Finally. After over five years of petitions, presentations, resolutions, committees, panel discussions, protests, more committees and more presentations we are able to celebrate a step in the right direction: The trustees approved new policies regarding our investments in fossil fuels in light of the climate crisis. It’s not what students had hoped and campaigned for. It’s not a proud press release claiming leadership. To paraphrase Neil Armstrong: it is only one small step for mankind, but it is one giant leap for Brandeis’ Board of Trustees.
Climate activists, especially the students of Brandeis Climate Justice (BCJ) and members of Faculty Against the Climate Threat (FACT) should be proud. After years of advocacy, we have now gone from nothing to a set of policies approved by our trustees that clearly link climate change to the need to remove fossil fuel investments from our endowment. This is a sign that the trustees are beginning to understand that business as usual is no longer an option. The new policies raise questions: What is the length of a fund’s “typical life cycle?” Are we talking two years or ten years? What exactly happens three years from now? More work needs to be done.
Of course this modest set of policies is not the bold action and courageous leadership that we urgently need as the alarm bells have begun to ring ever more loudly; on Oct. 8, the latest IPCC (Intergovernmental Panel on Climate Change) report told us we have twelve years to address the crisis.
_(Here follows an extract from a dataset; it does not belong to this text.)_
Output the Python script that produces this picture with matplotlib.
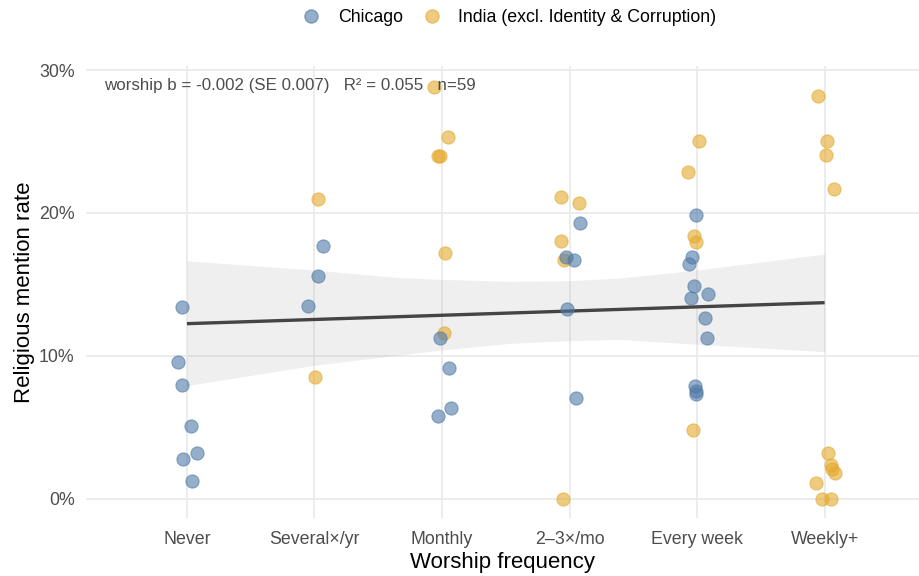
import numpy as np
import matplotlib
matplotlib.use("Agg")
import matplotlib.pyplot as plt
from matplotlib.lines import Line2D

plt.rcParams['font.family'] = ['Liberation Sans', 'DejaVu Sans']

##################################### DATA ###########################################
categories = ["Never", "Several×/yr", "Monthly", "2–3×/mo", "Every week", "Weekly+"]

# Chicago: category index, jitter (category units), mention rate (%)
chi_cat = [0, 0, 0, 0, 0, 0, 0,
           1, 1, 1,
           2, 2, 2, 2,
           3, 3, 3, 3, 3,
           4, 4, 4, 4, 4, 4, 4, 4, 4, 4, 4]
chi_jit = [-0.037, -0.071, -0.042, 0.029, -0.029, 0.081, 0.042,
           0.065, 0.031, -0.052,
           -0.018, 0.055, 0.071, -0.031,
           0.078, -0.026, 0.034, -0.021, 0.047,
           -0.008, -0.037, -0.060, -0.021, 0.084, -0.047, 0.060, 0.080, -0.016, -0.008, -0.010]
chi_val = [13.45, 9.58, 7.97, 5.13, 2.82, 3.19, 1.26,
           17.69, 15.60, 13.47,
           11.23, 9.14, 6.39, 5.78,
           19.32, 16.90, 16.71, 13.31, 7.04,
           19.84, 16.92, 16.46, 14.90, 14.31, 14.08, 12.63, 11.26, 7.93, 7.58, 7.34]

# India (excl. Identity & Corruption)
ind_cat = [1, 1,
           2, 2, 2, 2, 2, 2,
           3, 3, 3, 3, 3,
           4, 4, 4, 4, 4,
           5, 5, 5, 5, 5, 5, 5, 5, 5, 5, 5]
ind_jit = [0.024, 0.005,
           -0.065, 0.045, -0.030, -0.016, 0.024, 0.018,
           -0.071, 0.073, -0.071, -0.042, -0.055,
           0.016, -0.068, -0.024, -0.005, -0.031,
           -0.055, 0.018, 0.010, 0.071, 0.026, 0.047, 0.057, 0.081, -0.071, -0.024, 0.047]
ind_val = [20.95, 8.55,
           28.79, 25.30, 24.00, 23.97, 17.18, 11.58,
           21.10, 20.68, 18.06, 16.71, 0.00,
           25.03, 22.84, 18.39, 18.00, 4.80,
           28.18, 25.03, 24.03, 21.70, 3.19, 2.38, 2.07, 1.84, 1.10, 0.00, 0.00]

# fitted line and confidence band (%)
fit_x = [0, 5]
fit_y = [12.26, 13.73]
band_x = [0, 1, 1.67, 2, 2.54, 3, 3.39, 4, 5]
band_lo = [7.93, 9.35, 10.07, 10.42, 10.89, 11.07, 11.16, 10.82, 10.30]
band_hi = [16.66, 16.01, 15.48, 15.36, 15.22, 15.27, 15.45, 16.01, 17.13]

annot = "worship b = -0.002 (SE 0.007)   R² = 0.055   n=59"
######################################################################################

blue = "#4E79A7"
gold = "#E3A92B"
grid_col = "#EBEBEB"
tick_col = "#4D4D4D"

fig = plt.figure(figsize=(9.19, 5.76), dpi=100)
ax = fig.add_axes([85.7 / 919, 1 - 518 / 576, 1 - 85.7 / 919, (518 - 66) / 576])

ax.fill_between(band_x, band_lo, band_hi, color="#999999", alpha=0.15, lw=0, zorder=2)
ax.plot(fit_x, fit_y, color="#444444", lw=2.4, zorder=3, solid_capstyle="butt")

ax.scatter(np.array(ind_cat) + np.array(ind_jit), ind_val, s=90, color=gold, alpha=0.6,
           edgecolors=gold, linewidths=0.8, zorder=4)
ax.scatter(np.array(chi_cat) + np.array(chi_jit), chi_val, s=90, color=blue, alpha=0.6,
           edgecolors=blue, linewidths=0.8, zorder=5)

ax.set_xlim(-0.794, 5.74)
ax.set_ylim(-1.33, 30.28)
ax.set_xticks(range(len(categories)))
ax.set_xticklabels(categories)
ax.set_yticks([0, 10, 20, 30])
ax.set_yticklabels(["0%", "10%", "20%", "30%"])

ax.grid(True, color=grid_col, lw=1.3, zorder=0)
ax.set_axisbelow(True)
for s in ax.spines.values():
    s.set_visible(False)
ax.tick_params(length=0, labelsize=12.8, labelcolor=tick_col, pad=9)
ax.tick_params(axis="y", pad=8)

ax.set_xlabel("Worship frequency", fontsize=16, labelpad=3)
ax.set_ylabel("Religious mention rate", fontsize=16, labelpad=3)

ax.text(-0.65, 28.95, annot, fontsize=12.2, color=tick_col, ha="left", va="center", zorder=6)

handles = [
    Line2D([], [], marker="o", ls="", color=blue, alpha=0.6, markersize=9.5, label="Chicago"),
    Line2D([], [], marker="o", ls="", color=gold, alpha=0.6, markersize=9.5,
           label="India (excl. Identity & Corruption)"),
]
fig.legend(handles=handles, loc="center", bbox_to_anchor=(505 / 919, 1 - 18 / 576), ncol=2,
           frameon=False, fontsize=12.8, handletextpad=0.5, columnspacing=0.6)

fig.savefig("out.png", dpi=100)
On Nov. 23, the newest National Climate Assessment alerted us to the fact that the U.S. economy must anticipate suffering significant losses within decades. In light of the “Hothouse Earth” study, Hurricane Michael or the wildfires in California, a few modest policies are clearly far too little, far too late.
But fossil fuel divestment was aimed first and foremost at “starting the conversation,” and there is no question that the trustees have engaged in serious conversations about climate change over the past year. That in itself is important. When President Ron Liebowitz spoke at his first Brandeis faculty meeting in fall 2016, he told the assembled faculty that he’d like to begin by improving trust between faculty and trustees and moving us forward on divestment. Wednesday’s announcement proves that he succeeded in doing both. He deserves to be commended for that. At first, the trustees had shown zero interest in fossil fuel divestment. Complete silence met the Exploratory Report on Fossil Fuel Divestment submitted in spring 2015 that had taken a committee over a year and a half to assemble.
A first meeting about divestment with a small group of faculty, students and trustees in March 2016, chaperoned by Interim President Lisa Lynch, resulted only in the acknowledgement that “we agree to disagree.” In meetings in spring 2018, students and faculty kept highlighting the climate issue as a major social justice issue, while trustees focused almost exclusively on whether or not removing fossil fuel investments from our holdings would come with any financial cost. We have come a long way!
Despite growing concerns about fossil fuel investments around the globe (entire countries like Ireland have committed to divest!) and the expectation that such investments must become stranded assets in light of the accelerating climate crisis, the trustees still chose not to embrace full divestment—not even as a long-term goal. That’s disappointing. Just as disappointing as when the Massachusetts House was incapable of replicating a perfect Senate energy bill, which would have turned Massachusetts into a climate leader this past July. The House leadership was too deep in the pockets of fossil fuel interests. The fossil fuel lobby and their lackeys in the current administration in Washington have wreaked havoc on our environmental protections from day one of the Trump presidency. Not to mention the withdrawal from the Paris Accord. That’s what happens when reasonable voices stay silent. Universities need to step up.
We know that to continue to want to profit from fossil fuels is shameful if not criminal, because climate change kills. We know this is the social justice issue of our time. Our trustees missed the opportunity for bold leadership, but they did not say no to divestment either. They compromised. They are learning with us. We know learning is not equivalent to checking boxes. It takes time and patience. We will all keep learning because new students will keep teaching us as they arrive on our campus that we are laying an ever heavier burden of climate disasters at their feet. Now we have a beginning that acknowledges our common responsibility. This is an important first step in the right direction. Let’s keep moving forward!